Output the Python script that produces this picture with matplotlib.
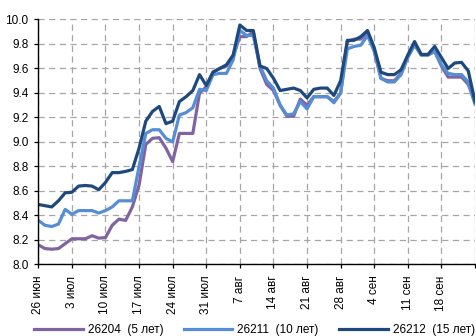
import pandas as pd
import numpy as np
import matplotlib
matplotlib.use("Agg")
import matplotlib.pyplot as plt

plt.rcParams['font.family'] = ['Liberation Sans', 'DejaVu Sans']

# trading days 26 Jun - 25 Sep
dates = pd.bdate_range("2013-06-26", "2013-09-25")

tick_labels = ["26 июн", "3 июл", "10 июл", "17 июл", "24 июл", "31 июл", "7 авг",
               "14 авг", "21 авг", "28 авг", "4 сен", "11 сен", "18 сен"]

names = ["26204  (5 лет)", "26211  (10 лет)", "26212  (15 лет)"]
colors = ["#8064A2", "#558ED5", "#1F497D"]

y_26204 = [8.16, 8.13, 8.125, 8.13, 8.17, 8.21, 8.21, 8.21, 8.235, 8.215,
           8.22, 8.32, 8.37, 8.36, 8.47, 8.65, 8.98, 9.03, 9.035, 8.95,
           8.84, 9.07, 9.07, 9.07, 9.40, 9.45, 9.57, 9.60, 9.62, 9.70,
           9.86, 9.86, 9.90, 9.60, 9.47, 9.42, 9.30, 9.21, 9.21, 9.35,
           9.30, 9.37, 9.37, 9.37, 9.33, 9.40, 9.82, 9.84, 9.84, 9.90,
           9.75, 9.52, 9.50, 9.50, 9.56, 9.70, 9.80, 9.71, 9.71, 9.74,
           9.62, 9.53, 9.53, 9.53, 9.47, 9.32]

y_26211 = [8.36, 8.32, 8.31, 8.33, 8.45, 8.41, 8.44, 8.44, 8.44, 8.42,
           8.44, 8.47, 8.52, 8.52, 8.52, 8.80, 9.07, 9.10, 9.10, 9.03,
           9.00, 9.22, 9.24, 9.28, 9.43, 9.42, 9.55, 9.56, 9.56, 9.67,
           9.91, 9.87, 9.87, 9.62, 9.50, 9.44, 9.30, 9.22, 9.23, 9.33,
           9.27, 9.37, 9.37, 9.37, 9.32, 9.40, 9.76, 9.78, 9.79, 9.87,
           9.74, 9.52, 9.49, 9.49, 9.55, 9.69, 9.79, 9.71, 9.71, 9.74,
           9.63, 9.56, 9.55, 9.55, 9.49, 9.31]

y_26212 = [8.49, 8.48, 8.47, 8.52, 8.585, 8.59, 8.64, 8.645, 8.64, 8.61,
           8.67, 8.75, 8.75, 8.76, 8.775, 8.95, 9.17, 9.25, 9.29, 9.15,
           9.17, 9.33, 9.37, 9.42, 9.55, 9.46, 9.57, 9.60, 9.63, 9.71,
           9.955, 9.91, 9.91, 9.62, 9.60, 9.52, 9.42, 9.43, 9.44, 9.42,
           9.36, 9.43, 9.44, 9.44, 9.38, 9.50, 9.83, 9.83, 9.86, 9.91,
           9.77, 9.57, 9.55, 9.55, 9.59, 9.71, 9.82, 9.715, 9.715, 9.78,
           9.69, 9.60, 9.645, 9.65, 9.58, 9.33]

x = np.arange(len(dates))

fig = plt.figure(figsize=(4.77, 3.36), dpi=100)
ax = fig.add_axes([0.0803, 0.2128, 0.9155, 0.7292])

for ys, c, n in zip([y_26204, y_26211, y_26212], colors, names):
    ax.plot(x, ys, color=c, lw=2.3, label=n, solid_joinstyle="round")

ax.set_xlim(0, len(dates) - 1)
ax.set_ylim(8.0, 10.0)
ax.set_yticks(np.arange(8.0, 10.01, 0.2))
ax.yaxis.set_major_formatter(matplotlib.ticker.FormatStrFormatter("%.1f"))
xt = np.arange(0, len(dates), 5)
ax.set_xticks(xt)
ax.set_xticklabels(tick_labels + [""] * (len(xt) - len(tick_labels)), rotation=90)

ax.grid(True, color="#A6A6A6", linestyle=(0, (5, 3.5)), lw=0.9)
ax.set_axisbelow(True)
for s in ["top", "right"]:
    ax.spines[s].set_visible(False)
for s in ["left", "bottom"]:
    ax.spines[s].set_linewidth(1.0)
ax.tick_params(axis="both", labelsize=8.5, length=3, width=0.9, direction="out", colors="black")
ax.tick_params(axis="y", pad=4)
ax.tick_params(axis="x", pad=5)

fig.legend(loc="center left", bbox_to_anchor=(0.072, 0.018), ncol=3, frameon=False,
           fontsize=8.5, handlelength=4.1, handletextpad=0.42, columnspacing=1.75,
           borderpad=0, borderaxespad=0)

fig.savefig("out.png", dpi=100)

==========

What the task asks.
Do not include the images; transcribe the rest of the listing exactly.

Answer below.
Output the Python script that produces this picture with matplotlib.
import pandas as pd
import numpy as np
import matplotlib
matplotlib.use("Agg")
import matplotlib.pyplot as plt

plt.rcParams['font.family'] = ['Liberation Sans', 'DejaVu Sans']

# trading days 26 Jun - 25 Sep
dates = pd.bdate_range("2013-06-26", "2013-09-25")

tick_labels = ["26 июн", "3 июл", "10 июл", "17 июл", "24 июл", "31 июл", "7 авг",
               "14 авг", "21 авг", "28 авг", "4 сен", "11 сен", "18 сен"]

names = ["26204  (5 лет)", "26211  (10 лет)", "26212  (15 лет)"]
colors = ["#8064A2", "#558ED5", "#1F497D"]

y_26204 = [8.16, 8.13, 8.125, 8.13, 8.17, 8.21, 8.21, 8.21, 8.235, 8.215,
           8.22, 8.32, 8.37, 8.36, 8.47, 8.65, 8.98, 9.03, 9.035, 8.95,
           8.84, 9.07, 9.07, 9.07, 9.40, 9.45, 9.57, 9.60, 9.62, 9.70,
           9.86, 9.86, 9.90, 9.60, 9.47, 9.42, 9.30, 9.21, 9.21, 9.35,
           9.30, 9.37, 9.37, 9.37, 9.33, 9.40, 9.82, 9.84, 9.84, 9.90,
           9.75, 9.52, 9.50, 9.50, 9.56, 9.70, 9.80, 9.71, 9.71, 9.74,
           9.62, 9.53, 9.53, 9.53, 9.47, 9.32]

y_26211 = [8.36, 8.32, 8.31, 8.33, 8.45, 8.41, 8.44, 8.44, 8.44, 8.42,
           8.44, 8.47, 8.52, 8.52, 8.52, 8.80, 9.07, 9.10, 9.10, 9.03,
           9.00, 9.22, 9.24, 9.28, 9.43, 9.42, 9.55, 9.56, 9.56, 9.67,
           9.91, 9.87, 9.87, 9.62, 9.50, 9.44, 9.30, 9.22, 9.23, 9.33,
           9.27, 9.37, 9.37, 9.37, 9.32, 9.40, 9.76, 9.78, 9.79, 9.87,
           9.74, 9.52, 9.49, 9.49, 9.55, 9.69, 9.79, 9.71, 9.71, 9.74,
           9.63, 9.56, 9.55, 9.55, 9.49, 9.31]

y_26212 = [8.49, 8.48, 8.47, 8.52, 8.585, 8.59, 8.64, 8.645, 8.64, 8.61,
           8.67, 8.75, 8.75, 8.76, 8.775, 8.95, 9.17, 9.25, 9.29, 9.15,
           9.17, 9.33, 9.37, 9.42, 9.55, 9.46, 9.57, 9.60, 9.63, 9.71,
           9.955, 9.91, 9.91, 9.62, 9.60, 9.52, 9.42, 9.43, 9.44, 9.42,
           9.36, 9.43, 9.44, 9.44, 9.38, 9.50, 9.83, 9.83, 9.86, 9.91,
           9.77, 9.57, 9.55, 9.55, 9.59, 9.71, 9.82, 9.715, 9.715, 9.78,
           9.69, 9.60, 9.645, 9.65, 9.58, 9.33]

x = np.arange(len(dates))

fig = plt.figure(figsize=(4.77, 3.36), dpi=100)
ax = fig.add_axes([0.0803, 0.2128, 0.9155, 0.7292])

for ys, c, n in zip([y_26204, y_26211, y_26212], colors, names):
    ax.plot(x, ys, color=c, lw=2.3, label=n, solid_joinstyle="round")

ax.set_xlim(0, len(dates) - 1)
ax.set_ylim(8.0, 10.0)
ax.set_yticks(np.arange(8.0, 10.01, 0.2))
ax.yaxis.set_major_formatter(matplotlib.ticker.FormatStrFormatter("%.1f"))
xt = np.arange(0, len(dates), 5)
ax.set_xticks(xt)
ax.set_xticklabels(tick_labels + [""] * (len(xt) - len(tick_labels)), rotation=90)

ax.grid(True, color="#A6A6A6", linestyle=(0, (5, 3.5)), lw=0.9)
ax.set_axisbelow(True)
for s in ["top", "right"]:
    ax.spines[s].set_visible(False)
for s in ["left", "bottom"]:
    ax.spines[s].set_linewidth(1.0)
ax.tick_params(axis="both", labelsize=8.5, length=3, width=0.9, direction="out", colors="black")
ax.tick_params(axis="y", pad=4)
ax.tick_params(axis="x", pad=5)

fig.legend(loc="center left", bbox_to_anchor=(0.072, 0.018), ncol=3, frameon=False,
           fontsize=8.5, handlelength=4.1, handletextpad=0.42, columnspacing=1.75,
           borderpad=0, borderaxespad=0)

fig.savefig("out.png", dpi=100)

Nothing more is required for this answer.